O segundo turno conflagrou uma das maiores efervescências políticas da história brasileira. Ressalte-se que, naquela época, o mundo vivia grandes transformações. Naquele mês de novembro, ruiu o Muro de Berlim, contribuindo para a queda do império soviético, que liderava o bloco da Europa Oriental. Enquanto isso, do outro lado do Atlântico, houve quem relacionasse a candidatura de Lula com algo decadente como o comunismo. Além disso, a polarização então existente considerava que a eleição era um confronto de racionais contra meros sonhadores. Ainda houve a questão dos ataques pessoais dos dois lados, sendo que o mais famoso foi o uso por Collor, em seu programa eleitoral, da ex-mulher de Lula, que o acusou de querer abortar uma filha do casal. Isso tudo, somado à inexperiência e às convicções políticas de Lula (que realmente causavam medo a muitas pessoas), deram a vitória a Collor, em 17 de dezembro de 1989 - com 35.089.998 votos, contra 31.076.364 dados a Lula.

Collor assumiu o cargo em 15 de março de 1990. Foi um mandato polêmico, cheio de autopropaganda com demonstrações de vitalidade que acabariam se mostrando infrutíferas. O confisco da poupança dos brasileiros, logo nos primeiros dias de governo, como estratégia de combate à inflação, era uma amostra do que estava por vir. Em 1992, um irmão do presidente deu entrevista acusando-o de atos ilícitos, junto com o empresário Paulo César Farias. Paralelamente a isso, comprovações de corrupção surgiam por todos os lados. A situação do presidente ficou insustentável e, com isso, Collor sofreu processo de impeachment, o que causou seu afastamento do poder em 2 de outubro de 1992. Sucedido por Itamar Franco, renunciou a qualquer tentativa de voltar ao poder em 29 de dezembro daquele mesmo ano. Foi julgado e suspenso da política por oito anos.
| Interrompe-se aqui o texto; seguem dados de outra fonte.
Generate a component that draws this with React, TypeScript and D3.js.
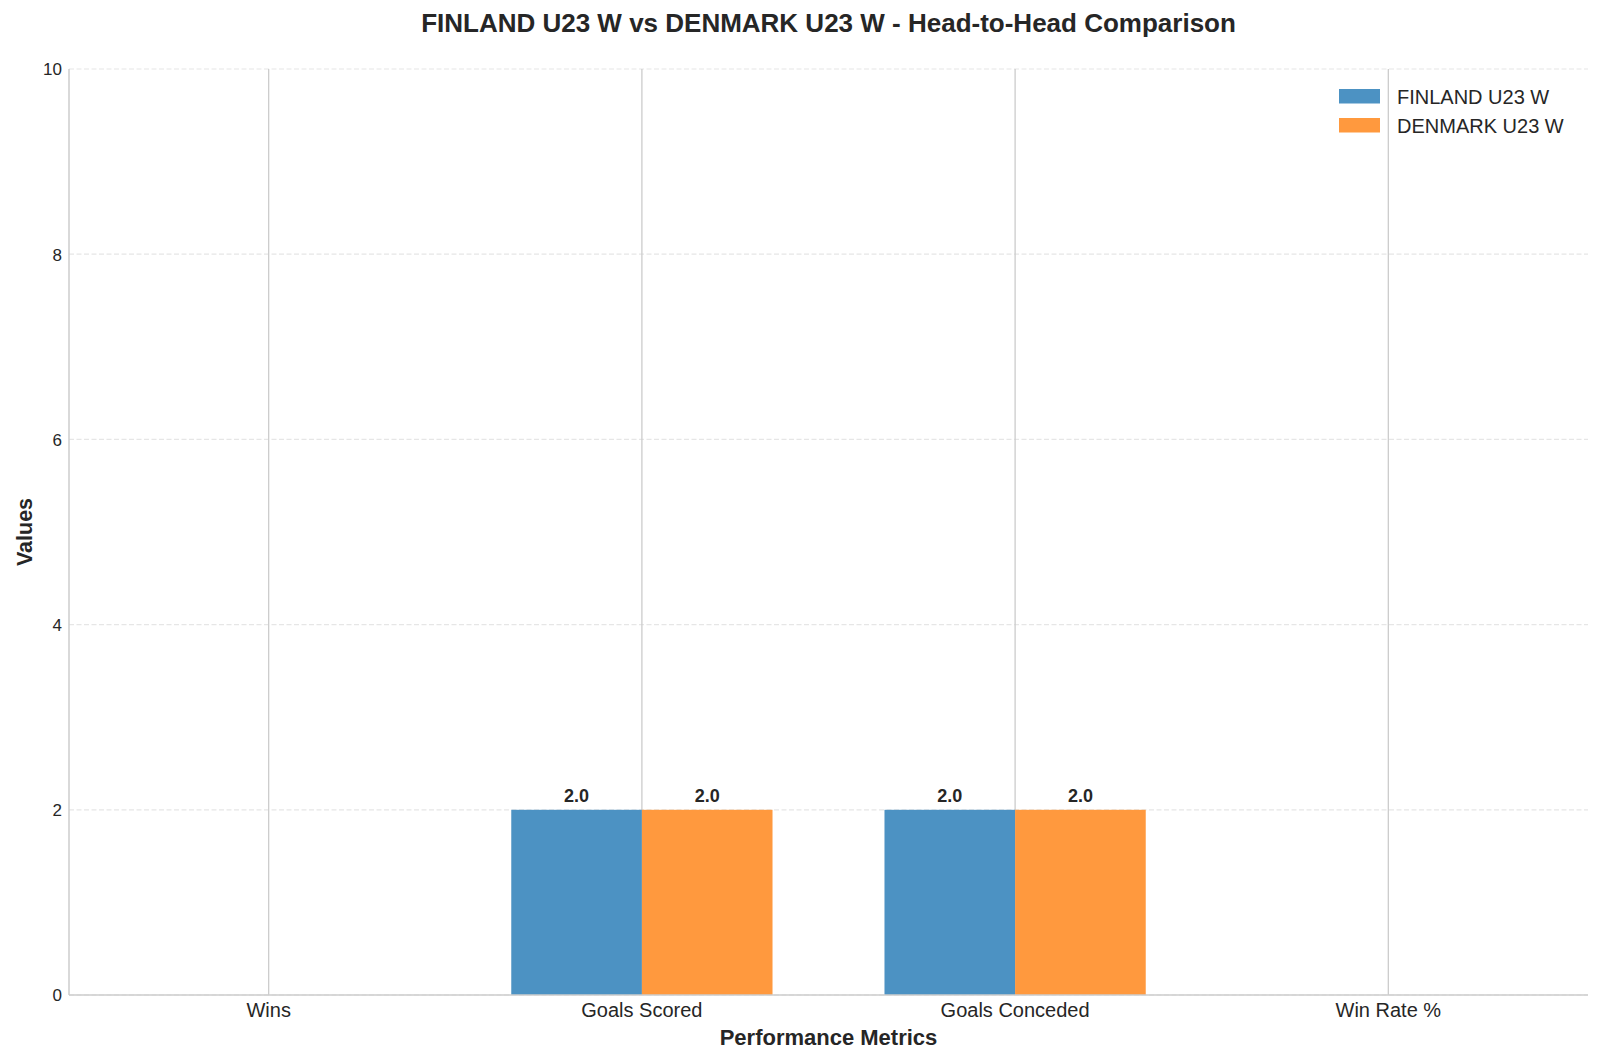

Muitos dizem que a nossa primeira incursão presidencial depois de quase três décadas foi um fracasso. Contudo, isso tudo serviu para nosso amadurecimento político - que, segundo vejo, porém, foi meramente fugaz. Pelo que percebo, infelizmente, a população brasileira parece fazer questão de querer depender dos bolsas-qualquer-coisa da vida.